Christen sollen Demokratie stärken

Der Unionspolitiker erteilte im thüringischen Bad Blankenburg politischen Extremen eine klare Absage. Er forderte Christen dazu auf, die Demokratie im Land zu stärken. „Wenn angegriffen wird, was hoch und heilig ist, dann dürfen wir nicht schweigen“, sagte Kauder auf der Konferenz in Mitteldeutschland. „Wir Christen können unseren Glauben nirgendwo besser leben als in einer Demokratie.“

Informationen zur Allianzkonferenz

Weitere Informationen zur DEA sowie zur Allianzkonferenz gibt es im Internet unter www.allianzkonferenz.de. Unter dem Hashtag #AKON2019 kann die Konferenz in den Sozialen Medien verfolgt werden. Eine KONFERENZ-APP - im AppStore unter „Allianzkonferenz“ verfügbar - stellt Besuchern und Interessierten alle Neuigkeiten, Fotos, Veranstaltungen und Termine direkt auf dem Smartphone zur Verfügung. Die Konferenz erwartet in diesem Jahr wieder wie im Vorjahr rund 1.700 Gäste aus dem ganzen Bundesgebiet, schwerpunktmäßig aus Sachsen, Thüringen und den angrenzenden Bundesländern. Bis zum Sonntag bietet die Konferenz Seminare und Workshops zu aktuellen politischen Themen wie etwa dem assistierten Suizid, dem Verhältnis zwischen Israel und Palästina oder der Situation von Christen weltweit. An der Konferenz können Besucher komplett teilnehmen oder auch als Tagesgäste ohne vorherige Anmeldung.
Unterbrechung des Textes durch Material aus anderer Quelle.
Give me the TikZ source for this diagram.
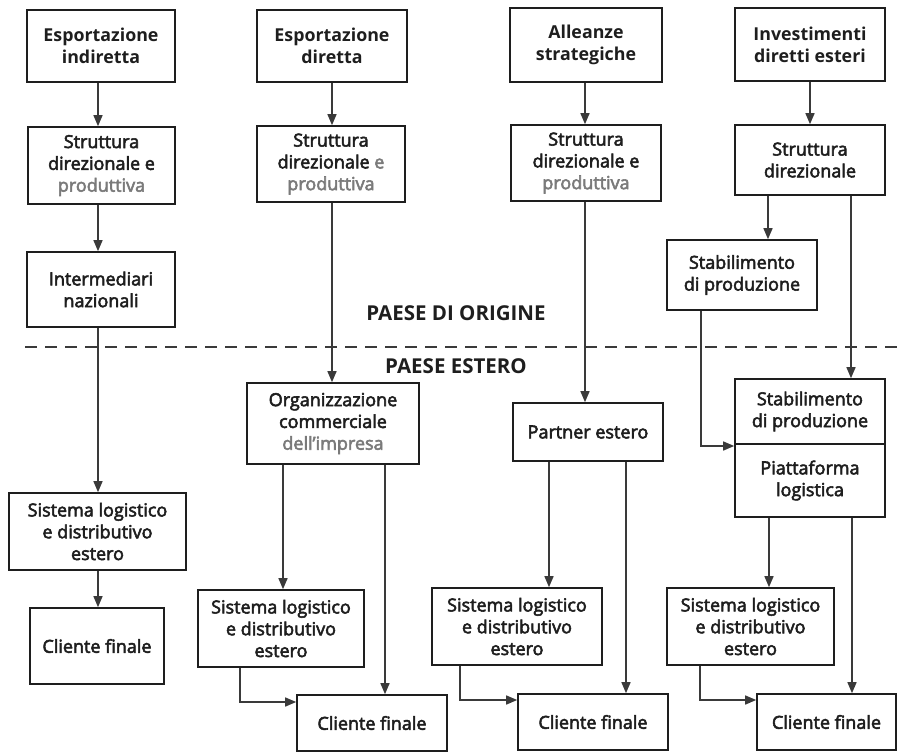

Die Evangelische Allianz ist ein Netzwerk verschiedener evangelisch gesinnter Organisationen und Gemeinden. Gegründet wurde sie 1846 in London als interkonfessionelle Einigungsbewegung. In Deutschland gib es rund 1.000 örtliche Allianzen. Vorsitzender der DEA ist Pastor Ekkehart Vetter, der hauptamtlich Präses des freikirchlichen Mülheimer Verbandes ist.

Die erste Bad Blankenburger Allianzkonferenz fand 1886 statt.